The Jewish Studies Program’s fall 2016 events explored Jewish experiences in three very different parts of the world.
On October 26, we hosted prize-winning Israeli political philosopher Chaim Gans for our third annual Israel Studies lecture. Addressing a packed audience of students, faculty, and community members, Gans spoke on “Jews, Palestinians, and Israel: Three Historiographies, Three Moralities, and Three Roadmaps.” Gans outlined three competing philosophical or normative approaches to Zionism, each of which implies a different set of relationships between Jews and Palestinians and between Jews in Israel and Jews in the Diaspora. He contrasted the understanding of Zionism that has been historically dominant, which he called “proprietary Zionism,” with a version he labeled “egalitarian Zionism.” Gans also presented post-Zionism as the antithesis of “proprietary Zionism.” He recommended “egalitarian Zionism” as offering the most historically accurate and just approach.

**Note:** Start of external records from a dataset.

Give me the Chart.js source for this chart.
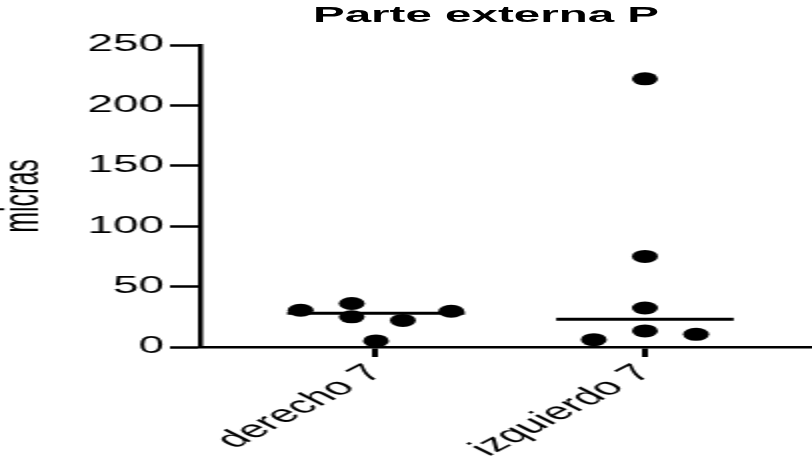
<!DOCTYPE html>
<html>
<head>
<meta charset="utf-8">
<script src="https://cdn.jsdelivr.net/npm/chart.js@4/dist/chart.umd.min.js"></script>
<style>
  html, body { margin: 0; padding: 0; background: #fff; }
  #wrap { position: relative; width: 812px; height: 457px; overflow: hidden; }
  #plot { position: absolute; left: 0; top: 0; width: 812px; height: 457px; }
  #title {
    position: absolute; left: 313px; top: 4px; margin: 0;
    font: bold 22px/22px "Liberation Sans", Arial, sans-serif; color: #000;
    white-space: nowrap; transform: scaleX(2.16); transform-origin: 0 0;
  }
</style>
</head>
<body>
<div id="wrap">
  <canvas id="plot" width="406" height="457" style="width:812px;height:457px"></canvas>
  <div id="title">Parte externa P</div>
</div>
<script>
const categories = ['derecho 7', 'izquierdo 7']
const categoryPositions = [1, 2]

// values (micras), with their horizontal scatter offsets
const derechoValues = [30.4, 36, 25, 22, 29.6, 5]
const derechoOffsets = [-0.28, -0.09, -0.09, 0.1, 0.28, 0]
const izquierdoValues = [222, 75, 32.3, 13.3, 6.1, 10.5]
const izquierdoOffsets = [0, 0, 0, 0, -0.19, 0.19]
const medianValues = [28, 23]
const medianHalfWidth = 0.33

const yTicks = [0, 50, 100, 150, 200, 250]

const fontFamily = '"Liberation Sans", Arial, Helvetica, sans-serif'
const ink = '#000'

function dots(pos, values, offsets) {
  return values.map((v, i) => ({ x: pos + offsets[i], y: v }))
}

function medianLine(pos, value) {
  return [
    { x: pos - medianHalfWidth, y: value },
    { x: pos + medianHalfWidth, y: value },
  ]
}

const dotStyle = {
  backgroundColor: ink,
  borderWidth: 0,
  pointRadius: 6.5,
  pointHoverRadius: 6.5,
}

const lineStyle = {
  type: 'line',
  showLine: true,
  borderColor: ink,
  borderWidth: 3,
  pointRadius: 0,
  fill: false,
}

// the axes' label overhang should not shrink the plot area
function noPadding(scale) {
  scale.paddingLeft = 0
  scale.paddingRight = 0
  scale.paddingTop = 0
  scale.paddingBottom = 0
}

new Chart(document.getElementById('plot'), {
  type: 'scatter',
  data: {
    datasets: [
      { label: categories[0], data: dots(categoryPositions[0], derechoValues, derechoOffsets), ...dotStyle },
      { label: categories[1], data: dots(categoryPositions[1], izquierdoValues, izquierdoOffsets), ...dotStyle },
      { label: 'mediana ' + categories[0], data: medianLine(categoryPositions[0], medianValues[0]), ...lineStyle },
      { label: 'mediana ' + categories[1], data: medianLine(categoryPositions[1], medianValues[1]), ...lineStyle },
    ],
  },
  options: {
    responsive: false,
    devicePixelRatio: 1,
    animation: false,
    layout: { autoPadding: false, padding: { top: 45, right: 0, bottom: 0, left: 0 } },
    plugins: {
      legend: { display: false },
      tooltip: { enabled: false },
    },
    scales: {
      x: {
        type: 'linear',
        min: 0.3457,
        max: 2.621,
        afterBuildTicks: (scale) => {
          scale.ticks = categoryPositions.map((value) => ({ value }))
        },
        afterFit: (scale) => {
          scale.height = 110
          noPadding(scale)
        },
        ticks: {
          autoSkip: false,
          minRotation: 45,
          maxRotation: 45,
          padding: 2,
          color: ink,
          font: { family: fontFamily, size: 24 },
          callback: (value, index) => categories[index],
        },
        grid: { drawOnChartArea: false, tickLength: 10, tickWidth: 3, tickColor: ink },
        border: { color: ink, width: 2.5 },
      },
      y: {
        min: 0,
        max: 250,
        afterBuildTicks: (scale) => {
          scale.ticks = yTicks.map((value) => ({ value }))
        },
        afterFit: (scale) => {
          scale.width = 100
          noPadding(scale)
        },
        ticks: {
          padding: 3,
          color: ink,
          font: { family: fontFamily, size: 23 },
        },
        grid: { drawOnChartArea: false, tickLength: 15, tickWidth: 2.5, tickColor: ink },
        border: { color: ink, width: 2.5 },
        title: {
          display: true,
          text: 'micras',
          color: ink,
          padding: 0,
          font: { family: fontFamily, size: 25, lineHeight: 1 },
        },
      },
    },
  },
})
</script>
</body>
</html>
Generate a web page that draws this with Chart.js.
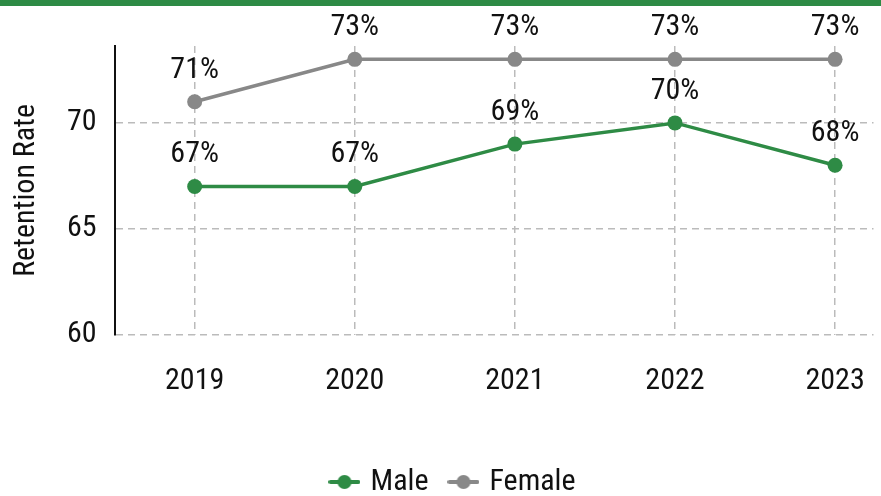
<!DOCTYPE html>
<html>
<head>
<meta charset="utf-8">
<script src="https://cdn.jsdelivr.net/npm/chart.js@4"></script>
<style>
  html, body { margin: 0; padding: 0; background: #fff; }
  .wrap { width: 881px; height: 490px; border-top: 6px solid #2e8b45; }
</style>
</head>
<body>
<div class="wrap"><canvas id="retentionChart" width="881" height="490"></canvas></div>
<script>
// chart data
const years = ['2019', '2020', '2021', '2022', '2023'];
const male = [67, 67, 69, 70, 68];
const female = [71, 73, 73, 73, 73];
const yTicks = [60, 65, 70];

const GREEN = '#2e8b45';
const GREY = '#888888';
const TEXT = '#111111';

Chart.defaults.font.family = "'Roboto Condensed', 'Liberation Sans Narrow', 'Arial Narrow', 'DejaVu Sans Condensed', sans-serif";
Chart.defaults.color = TEXT;

// small line+dot icon for the legend
function legendIcon(color) {
    const c = document.createElement('canvas');
    c.width = 32;
    c.height = 16;
    const g = c.getContext('2d');
    g.strokeStyle = color;
    g.lineWidth = 4;
    g.lineCap = 'round';
    g.beginPath();
    g.moveTo(2, 8);
    g.lineTo(30, 8);
    g.stroke();
    g.fillStyle = color;
    g.beginPath();
    g.arc(16, 8, 7, 0, Math.PI * 2);
    g.fill();
    return c;
}
const icons = [legendIcon(GREEN), legendIcon(GREY)];

// percent labels above every point
const valueLabels = {
    id: 'valueLabels',
    afterDatasetsDraw(chart) {
        const ctx = chart.ctx;
        ctx.save();
        ctx.font = "30px " + Chart.defaults.font.family;
        ctx.fillStyle = TEXT;
        ctx.textAlign = 'center';
        ctx.textBaseline = 'alphabetic';
        chart.data.datasets.forEach((ds, di) => {
            const meta = chart.getDatasetMeta(di);
            meta.data.forEach((pt, i) => {
                ctx.fillText(ds.data[i].y + '%', pt.x, pt.y - 24);
            });
        });
        ctx.restore();
    }
};

const toPoints = arr => arr.map((v, i) => ({ x: i, y: v }));

const ctx = document.getElementById('retentionChart').getContext('2d');
new Chart(ctx, {
    type: 'line',
    data: {
        datasets: [
            {
                label: 'Male',
                data: toPoints(male),
                borderColor: GREEN,
                backgroundColor: GREEN,
                borderWidth: 3.5,
                pointRadius: 7.5,
                pointHoverRadius: 7.5,
                pointBorderWidth: 0,
                tension: 0
            },
            {
                label: 'Female',
                data: toPoints(female),
                borderColor: GREY,
                backgroundColor: GREY,
                borderWidth: 3.5,
                pointRadius: 7.5,
                pointHoverRadius: 7.5,
                pointBorderWidth: 0,
                tension: 0
            }
        ]
    },
    options: {
        responsive: false,
        animation: false,
        layout: {
            padding: { top: 40, left: 28, right: 0, bottom: -11 }
        },
        scales: {
            x: {
                type: 'linear',
                min: -0.5,
                max: 4.24,
                afterBuildTicks: axis => { axis.ticks = years.map((_, i) => ({ value: i })); },
                afterFit: axis => { axis.paddingRight = 0; },
                ticks: {
                    padding: 29,
                    font: { size: 30 },
                    color: TEXT,
                    callback: v => years[v]
                },
                grid: {
                    color: '#bbbbbb',
                    lineWidth: 1.5,
                    drawTicks: false
                },
                border: { display: false, dash: [7, 5] }
            },
            y: {
                min: 60,
                max: 73.63,
                afterBuildTicks: axis => { axis.ticks = yTicks.map(v => ({ value: v })); },
                ticks: {
                    padding: 18,
                    font: { size: 30 },
                    color: TEXT
                },
                grid: {
                    color: '#bbbbbb',
                    lineWidth: 1.5,
                    drawTicks: false
                },
                border: { display: true, color: '#111111', width: 2, dash: [7, 5] },
                title: {
                    display: true,
                    text: 'Retention Rate',
                    font: { size: 30 },
                    color: TEXT,
                    padding: { top: -20, bottom: 5 }
                }
            }
        },
        plugins: {
            legend: {
                position: 'bottom',
                title: {
                    display: true,
                    text: ' ',
                    font: { size: 1 },
                    padding: { top: 0, bottom: 13 }
                },
                labels: {
                    usePointStyle: true,
                    pointStyleWidth: 22,
                    boxHeight: 16,
                    padding: 24,
                    font: { size: 30 },
                    color: TEXT,
                    generateLabels(chart) {
                        const items = Chart.defaults.plugins.legend.labels.generateLabels(chart);
                        items.forEach((it, i) => { it.pointStyle = icons[i]; });
                        return items;
                    }
                }
            },
            tooltip: { enabled: false }
        }
    },
    plugins: [valueLabels]
});
</script>
</body>
</html>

In November, Jewish Studies co-sponsored a series of events on “Jewish Life in Germany Today.” Supported by a grant from the German Embassy, the series included an exhibit on contemporary Jewish life in Germany, a panel discussion, and a screening of the 2013 film “Ein Apartment in Berlin,” about young Israelis living in Berlin. The panel discussion brought together Rabbi Ron Fish, a participant in a delegation of Boston-area rabbis that traveled to Germany with the German consul-general in the summer of 2016; Peter Wiederspahn, Associate Professor of Architecture at Northeastern, who spoke compellingly about Holocaust memorials in Germany; and Toby Axelrod, an American Jew living in Germany and the Berlin correspondent for the Jewish Telegraphic Agency.
In December, we moved to Africa for a celebration of the publication of In the Shadow of Moses: New Jewish Movements in Africa and the Diaspora. Co-edited by Northeastern Professor of Political Science Bill Miles, with Daniel Lis and Tudor Parfitt, the volume includes articles by twelve scholars of historic and emerging Jewish communities in Africa. Contributors Bill Miles, Len Lyons, and Marla Brettschneider were present to discuss their work on the Nigerian, Ethiopian, and Madagascar Jewish communities, respectively.
The spring semester opened with a highly successful series of Holocaust Awareness Week events on the theme of “Personal Confrontations With the Past,” about which you can read elsewhere in this issue.
Holocaust Awareness Week was followed on February 15 by “Nature Knows No Border: Environmental Cooperation in the Middle East,” at which a young Palestinian man and Jewish Israeli woman, alumni of Israel’s Arava Institute for Environmental Studies, talked about their personal histories, especially the limits of their contact with one another’s communities despite having grown up in close proximity. Their concern for the environment, dedication to science, and love of nature led both to this educational project in the Arava, where “nature knows no border.” They used their experiences to illuminate how shared concern for the earth leads to friendships with peacebuilding potential. The Northeastern students who attended were a diverse and engaged group who asked powerful, challenging questions and engaged in dialogue with our visitors. It was lively and inspiring.
On March 15, we screened the documentary “Defying the Nazis: The Sharps’ War.” Telling the story of a Massachusetts couple who left home to save hundreds of Jewish refugees fleeing Nazi occupation over two years of life-threatening and heroic missions, the film offers a powerful lesson about the ability of individuals to make a difference in the face of almost insurmountable odds. The film was co-directed by Ken Burns and Artemis Joukowsky, grandson of the Sharps, and features the voices of Tom Hanks and Marina Goldman. Joukowsky and Larry Rothstein, co-founders of No Limits Media, which co-produced the film, led a powerful and lively question-and-answer session following the screening.
A highlight of our spring was the annual Morton E. Ruderman Memorial Lecture, featuring noted bioethicist Dr. Paul Root Wolpe speaking on “Frankenstein and the Golem: How ancient tales can inform modern biotechnology.” Wolpe is the Asa Griggs Candler Professor of Bioethics, the Raymond F. Schinazi Distinguished Research Chair in Jewish Bioethics, a Professor in the Departments of Medicine, Pediatrics, Psychiatry, and Sociology, and the Director of the Center for Ethics at Emory University; he also serves as the first Senior Bioethicist for NASA. For more on his lecture, see the article in this issue.
Our 2016-2017 events will conclude on May 8 with a day-long symposium on cantillation, the ancient practice of chanting sacred scripture, as practiced in Judaism, Christianity, and Islam. Scholars, practitioners and students from the three faith traditions will come together for sessions that will address theoretical and performance issues that all (or many) have in common. The symposium will conclude with an evening concert, open to the general public, featuring Dünya, the acclaimed world music ensemble.